**WHAT YOU HAVE TO DO:** Below are the records; extract from them the line containing "What React, TypeScript" to the line containing "import * as echarts from 'echarts';", both lines included, exactly and with no pictures.

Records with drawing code

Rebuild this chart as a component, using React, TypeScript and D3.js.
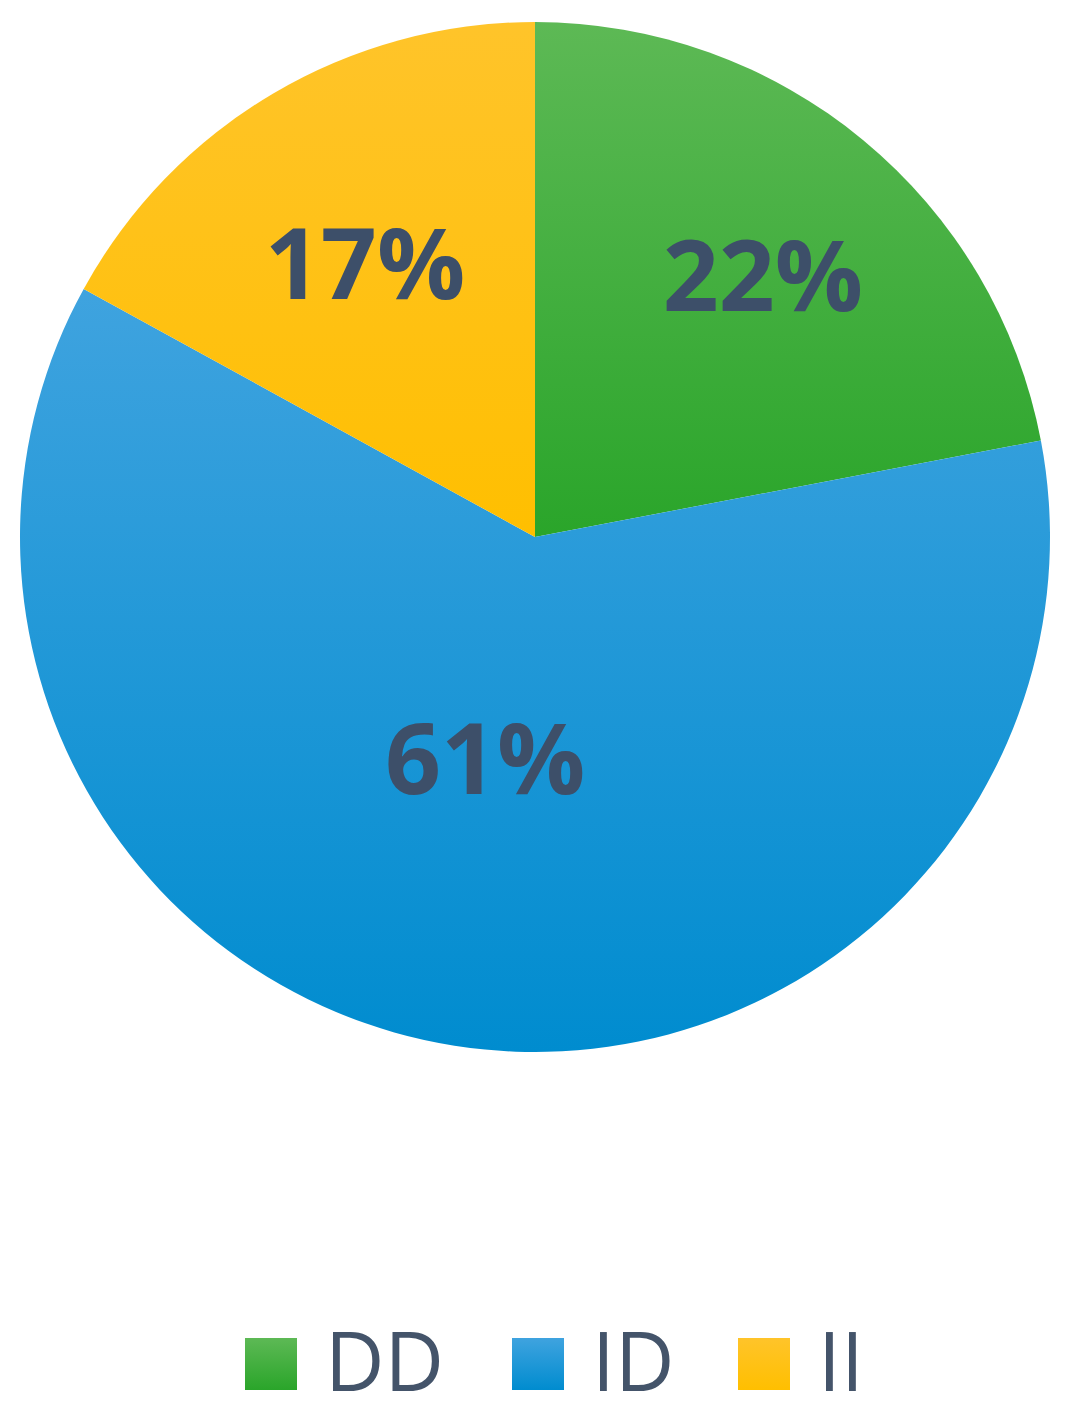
import React from "react";
import * as d3 from "d3";

const categories = ["DD", "ID", "II"];
const values = [22, 61, 17];
const labels = ["22%", "61%", "17%"];

const gradTop = ["#5db955", "#3fa3df", "#ffc42a"];
const gradBottom = ["#2aa52a", "#008ccf", "#ffbf00"];
const labelRadiusFrac = [0.672, 0.444, 0.623];
const labelAngleShiftDeg = [1.6, 3.6, -1.4];

const W = 1078;
const H = 1415;
const cx = 535;
const cy = 537;
const R = 515;

export default function App() {
  const pie = d3.pie<number>().sort(null).value((d) => d);
  const arcs = pie(values);
  const arcGen = d3.arc<d3.PieArcDatum<number>>().innerRadius(0).outerRadius(R);

  const legendX = [245, 512, 738];
  return (
    <div style={{ position: "absolute", left: 0, top: 0 }}>
      <svg width={W} height={H} style={{ display: "block", background: "#fff" }}>
        <defs>
          {categories.map((c, i) => (
            <linearGradient key={c} id={`g${i}`} x1="0" y1="0" x2="0" y2="1">
              <stop offset="0%" stopColor={gradTop[i]} />
              <stop offset="100%" stopColor={gradBottom[i]} />
            </linearGradient>
          ))}
        </defs>
        <g transform={`translate(${cx},${cy})`}>
          {arcs.map((a, i) => (
            <path key={i} d={arcGen(a) || ""} fill={`url(#g${i})`} />
          ))}
          {arcs.map((a, i) => {
            const lr = R * labelRadiusFrac[i];
            const ang = (a.startAngle + a.endAngle) / 2 + (labelAngleShiftDeg[i] * Math.PI) / 180;
            const x = lr * Math.sin(ang);
            const y = -lr * Math.cos(ang) - 4;
            return (
              <text
                key={"t" + i}
                x={x}
                y={y}
                textAnchor="middle"
                dominantBaseline="central"
                fontFamily="'Open Sans', sans-serif"
                fontWeight="bold"
                fontSize={98}
                fill="#3d4f69"
              >
                {labels[i]}
              </text>
            );
          })}
        </g>
        {categories.map((c, i) => (
          <g key={"l" + c}>
            <rect x={legendX[i]} y={1338} width={52} height={52} fill={`url(#g${i})`} />
            <text
              x={legendX[i] + 80}
              y={1391}
              fontFamily="'Open Sans', sans-serif"
              fontWeight={400}
              fontSize={82}
              fill="#44546a"
            >
              {c}
            </text>
          </g>
        ))}
      </svg>
    </div>
  );
}
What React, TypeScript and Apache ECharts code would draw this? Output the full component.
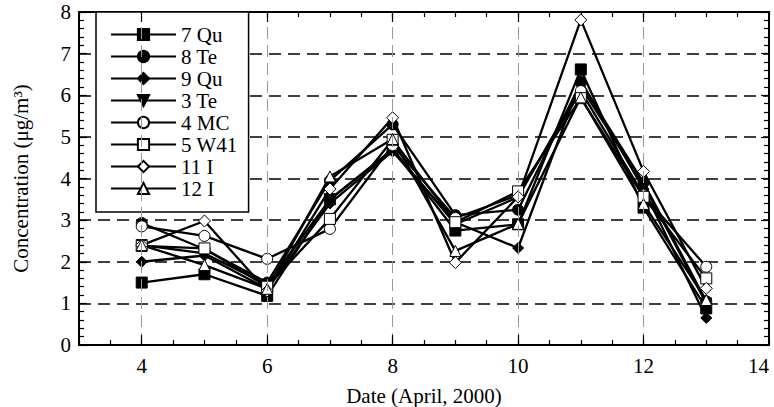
import React, { useEffect, useRef } from 'react';
import * as echarts from 'echarts';

// ---- data ----
const dates = [4, 5, 6, 7, 8, 9, 10, 11, 12, 13];
const seriesNames = ['7 Qu', '8 Te', '9 Qu', '3 Te', '4 MC', '5 W41', '11 I', '12 I'];
const qu7 = [1.5, 1.7, 1.18, 3.5, 4.7, 2.75, 2.9, 6.62, 3.3, 0.88];
const te8 = [2.93, 2.3, 1.5, 3.95, 5.3, 3.12, 3.25, 6.3, 3.9, 1.05];
const qu9 = [2.0, 2.15, 1.35, 3.4, 4.65, 2.95, 2.33, 6.35, 3.75, 0.65];
const te3 = [2.4, 2.2, 1.45, 3.5, 4.7, 2.9, 3.55, 6.2, 3.85, 1.0];
const mc4 = [2.85, 2.62, 2.07, 2.79, 4.8, 3.05, 3.6, 6.1, 3.6, 1.88];
const w41 = [2.38, 2.32, 1.4, 3.03, 4.93, 2.95, 3.69, 5.93, 3.56, 1.6];
const i11 = [2.4, 2.98, 1.3, 3.75, 5.46, 1.98, 3.56, 7.81, 4.17, 1.36];
const i12 = [2.4, 1.92, 1.35, 4.05, 4.95, 2.26, 2.91, 5.95, 3.39, 1.08];
const seriesValues = [qu7, te8, qu9, te3, mc4, w41, i11, i12];

const xLabelValues = [4, 6, 8, 10, 12, 14];
const xGridValues = [4, 6, 8, 10, 12];
const xMajorTicks = [4, 6, 8, 10, 12];

// marker styles
const markerStyles = [
  { symbol: 'rect', size: 11, rotate: 0, fill: '#000' },
  { symbol: 'circle', size: 11, rotate: 0, fill: '#000' },
  { symbol: 'diamond', size: 11, rotate: 0, fill: '#000' },
  { symbol: 'triangle', size: 11, rotate: 180, fill: '#000' },
  { symbol: 'circle', size: 11, rotate: 0, fill: '#fff' },
  { symbol: 'rect', size: 11, rotate: 0, fill: '#fff' },
  { symbol: 'diamond', size: 12, rotate: 0, fill: '#fff' },
  { symbol: 'triangle', size: 11, rotate: 0, fill: '#fff' },
];

const FONT = '"Liberation Serif", "Times New Roman", serif';
const FS = 21;

export default function App() {
  const ref = useRef<HTMLDivElement>(null);

  useEffect(() => {
    if (!ref.current) return;
    const chart = echarts.init(ref.current, null, { renderer: 'svg' });

    const dataSeries = seriesNames.map((name, i) => {
      const m = markerStyles[i];
      return {
        name,
        type: 'line',
        data: dates.map((d, j) => [d, seriesValues[i][j]]),
        symbol: m.symbol,
        symbolSize: m.size,
        symbolRotate: m.rotate,
        showSymbol: true,
        lineStyle: { color: '#000', width: 2.3 },
        itemStyle: { color: m.fill, borderColor: '#000', borderWidth: 1 },
        emphasis: { disabled: true },
        z: 3,
      };
    });

    const gridSeries = {
      name: '__grid',
      type: 'line',
      data: [],
      silent: true,
      z: 1,
      markLine: {
        silent: true,
        symbol: ['none', 'none'],
        label: { show: false },
        lineStyle: { color: '#9a9a9a', type: [12, 6], width: 1 },
        data: xGridValues.map((x) => ({ xAxis: x })),
      },
    };

    const tickSeries = {
      name: '__ticks',
      type: 'line',
      data: [],
      silent: true,
      z: 4,
      markLine: {
        silent: true,
        symbol: ['none', 'none'],
        label: { show: false },
        lineStyle: { color: '#000', type: 'solid', width: 1.2 },
        data: [
          ...xMajorTicks.map((x) => [{ coord: [x, 0] }, { coord: [x, 0.24] }]),
          ...xMajorTicks.map((x) => [{ coord: [x, 8] }, { coord: [x, 7.76] }]),
        ],
      },
    };

    const xCommon = {
      type: 'value',
      min: 3,
      max: 14,
      interval: 0.5,
      axisLine: { show: true, onZero: false, lineStyle: { color: '#000', width: 2 } },
      axisTick: { show: true, inside: true, length: 5, lineStyle: { color: '#000', width: 1.2 } },
      splitLine: { show: false },
      minorTick: { show: false },
    };

    const yCommon = {
      type: 'value',
      min: 0,
      max: 8,
      interval: 1,
      axisLine: { show: true, onZero: false, lineStyle: { color: '#000', width: 2 } },
      axisTick: { show: true, inside: true, length: 8, lineStyle: { color: '#000', width: 1.2 } },
      minorTick: { show: true, splitNumber: 5, length: 5, lineStyle: { color: '#000', width: 1.2 } },
    };

    chart.setOption({
      animation: false,
      backgroundColor: '#fff',
      textStyle: { fontFamily: FONT },
      grid: { left: 79, right: 5, top: 12, bottom: 62, containLabel: false, outerBoundsMode: 'none' },
      legend: {
        orient: 'vertical',
        left: 96,
        top: 12,
        data: seriesNames,
        backgroundColor: '#fff',
        borderColor: '#000',
        borderWidth: 1.5,
        padding: [12, 11, 13, 14],
        itemWidth: 65,
        itemHeight: 14,
        itemGap: 1,
        selectedMode: false,
        textStyle: { fontFamily: FONT, fontSize: FS, color: '#000' },
      },
      xAxis: [
        {
          ...xCommon,
          position: 'bottom',
          name: 'Date (April, 2000)',
          nameLocation: 'middle',
          nameGap: 40,
          nameTextStyle: { fontFamily: FONT, fontSize: FS, color: '#000' },
          axisLabel: {
            show: true,
            margin: 10,
            fontFamily: FONT,
            fontSize: FS,
            color: '#000',
            alignMaxLabel: 'right',
            formatter: (v: number) => (xLabelValues.indexOf(v) >= 0 ? String(v) : ''),
          },
        },
        {
          ...xCommon,
          position: 'top',
          axisLabel: { show: false },
        },
      ],
      yAxis: [
        {
          ...yCommon,
          position: 'left',
          name: 'Concentration (μg/m³)',
          nameLocation: 'middle',
          nameGap: 48,
          nameTextStyle: { fontFamily: FONT, fontSize: FS, color: '#000' },
          axisLabel: { show: true, margin: 8, fontFamily: FONT, fontSize: FS, color: '#000' },
          splitLine: { show: true, lineStyle: { color: '#000', type: [12, 7], width: 1.5 } },
        },
        {
          ...yCommon,
          position: 'right',
          axisLabel: { show: false },
          splitLine: { show: false },
        },
      ],
      series: [gridSeries, ...dataSeries, tickSeries],
    });

    return () => {
      chart.dispose();
    };
  }, []);

  return (
    <div
      ref={ref}
      style={{ position: 'fixed', left: 0, top: 0, width: 774, height: 407, background: '#fff' }}
    />
  );
}
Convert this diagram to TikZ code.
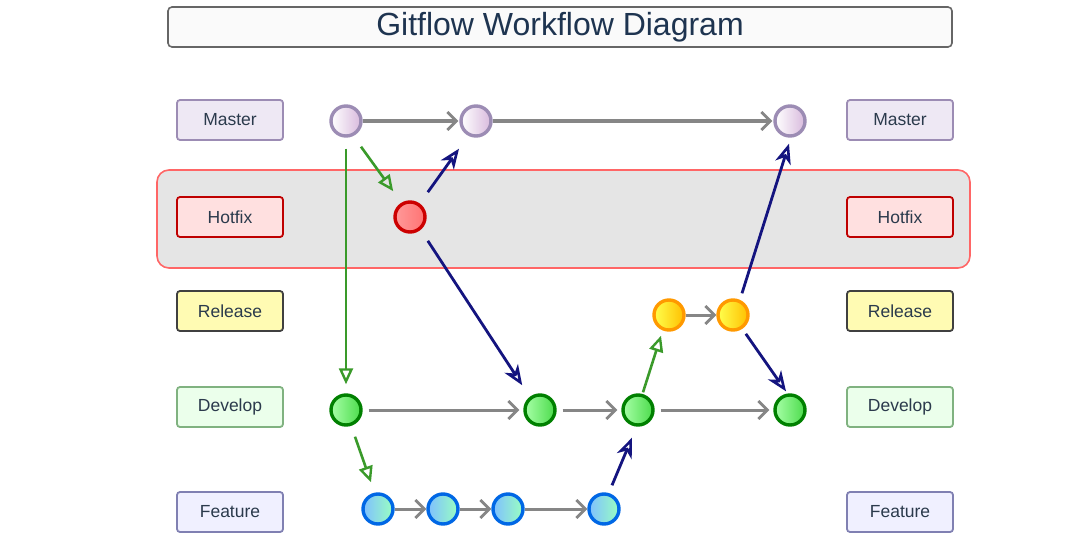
\documentclass[tikz,border=0pt]{standalone}
\usepackage{fontspec}
\setmainfont{Liberation Sans}
\usetikzlibrary{arrows.meta}
\definecolor{txt}{HTML}{2B3A4C}
\definecolor{ttl}{HTML}{1E3450}
\definecolor{grayarr}{HTML}{868686}
\definecolor{greenarr}{HTML}{3A9A2A}
\definecolor{navy}{HTML}{14147F}
\definecolor{mbord}{HTML}{9C8CB4}
\definecolor{mfill}{HTML}{EEE8F4}
\tikzset{
  x=1pt,y=-1pt,
  lbl/.style={draw, rounded corners=3pt, line width=1.8pt, minimum width=106pt, minimum height=40pt, font=\fontsize{17.5}{20}\selectfont, text=txt},
  lmaster/.style={lbl, fill=mfill, draw=mbord},
  lhotfix/.style={lbl, fill=red!12, draw=red!75!black},
  lrelease/.style={lbl, fill=yellow!30, draw=black!75},
  ldevelop/.style={lbl, fill=green!8!white, draw=green!25!gray!80},
  lfeature/.style={lbl, fill=blue!6, draw=blue!25!gray!80},
  cmt/.style={circle, minimum size=30pt, inner sep=0pt, line width=3.4pt},
  cmas/.style={cmt, draw=mbord, left color=white, right color=mfill!80!violet},
  chot/.style={cmt, draw=red!80!black, left color=red!40, right color=red!55},
  crel/.style={cmt, draw=orange!80!yellow, left color=yellow!70, right color=orange!50!yellow},
  cdev/.style={cmt, draw=green!50!black, left color=green!35, right color=green!60!black!50!green!70},
  cfea/.style={cmt, draw=blue!55!cyan!90!black, left color=cyan!50!blue!50, right color=cyan!40!green!40},
  garr/.style={draw=grayarr, line width=3pt, -{Straight Barb[length=9pt,width=18pt,line width=2.8pt]}},
  grarr/.style={draw=greenarr, line width=2.6pt, -{Triangle[open,length=16pt,width=14pt,line width=2.4pt]}},
  narr/.style={draw=navy, line width=2.8pt, -{Stealth[open,length=20pt,width=16pt,inset=6pt,line width=2.6pt]}},
}
\begin{document}
\begin{tikzpicture}
\useasboundingbox[fill=white] (0,0) rectangle (1080,551);
% title
\node[draw=gray!80!black, line width=1.6pt, rounded corners=4pt, fill=gray!4, minimum width=784pt, minimum height=40pt, text=ttl, font=\fontsize{32}{34}\selectfont] (title) at (560,27) {Gitflow Workflow Diagram};
% hotfix band
\node[draw=red!60!white, line width=1.6pt, rounded corners=12pt, fill=gray!20, minimum width=813pt, minimum height=98pt] (band) at (563.5,219) {};
% labels
\node[lmaster] (lm) at (230,120) {Master};
\node[lhotfix] (lh) at (230,217) {Hotfix};
\node[lrelease] (lr) at (230,311) {Release};
\node[ldevelop] (ld) at (230,407) {Develop};
\node[lfeature] (lf) at (230,512) {Feature};
\node[lmaster] (rm) at (900,120) {Master};
\node[lhotfix] (rh) at (900,217) {Hotfix};
\node[lrelease] (rr) at (900,311) {Release};
\node[ldevelop] (rd) at (900,407) {Develop};
\node[lfeature] (rf) at (900,512) {Feature};
% commits
\node[cmas] (m1) at (346,121) {};
\node[cmas] (m2) at (476,121) {};
\node[cmas] (m3) at (790,121) {};
\node[chot] (h1) at (410,217) {};
\node[crel] (r1) at (669,315) {};
\node[crel] (r2) at (733,315) {};
\node[cdev] (d1) at (346,410) {};
\node[cdev] (d2) at (540,410) {};
\node[cdev] (d3) at (638,410) {};
\node[cdev] (d4) at (790,410) {};
\node[cfea] (f1) at (378,509) {};
\node[cfea] (f2) at (443,509) {};
\node[cfea] (f3) at (508,509) {};
\node[cfea] (f4) at (604,509) {};
% gray arrows
\draw[garr] (m1) -- ([xshift=-1pt]m2.west);
\draw[garr] (m2) -- ([xshift=-1pt]m3.west);
\draw[garr] ([xshift=6pt]d1.east) -- ([xshift=-4pt]d2.west);
\draw[garr] ([xshift=6pt]d2.east) -- ([xshift=-4pt]d3.west);
\draw[garr] ([xshift=6pt]d3.east) -- ([xshift=-4pt]d4.west);
\draw[garr] (f1) -- (f2);
\draw[garr] (f2) -- (f3);
\draw[garr] (f3) -- (f4);
\draw[garr] (r1) -- (r2);
% green arrows
\draw[grarr] ([shift={(15pt,-9pt)}]m1.south) -- ([shift={(-5pt,14pt)}]h1.north west);
\draw[grarr] ([yshift=-11pt]m1.south) -- ([yshift=9pt]d1.north);
\draw[grarr] ([shift={(9pt,-10pt)}]d1.south) -- ([shift={(-7pt,10pt)}]f1.north);
\draw[grarr] ([shift={(5pt,1pt)}]d3.north) -- ([shift={(-8pt,-4pt)}]r1.south);
% navy arrows
\draw[narr] ([shift={(6pt,13pt)}]h1.north east) -- ([shift={(-17pt,-11pt)}]m2.south);
\draw[narr] ([shift={(6pt,-12pt)}]h1.south east) -- ([shift={(-6pt,13pt)}]d2.north west);
\draw[narr] ([shift={(8pt,7pt)}]f4.north) -- ([shift={(-6pt,-11pt)}]d3.south);
\draw[narr] ([shift={(9pt,5pt)}]r2.north) -- ([shift={(-1pt,-6pt)}]m3.south);
\draw[narr] ([shift={(1pt,-7pt)}]r2.south east) -- ([shift={(-4pt,2pt)}]d4.north);
\end{tikzpicture}
\end{document}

**EXERCISE RESPONSE:**
What React, TypeScript and Apache ECharts code would draw this? Output the full component.
import React, { useEffect, useRef } from 'react';
import * as echarts from 'echarts';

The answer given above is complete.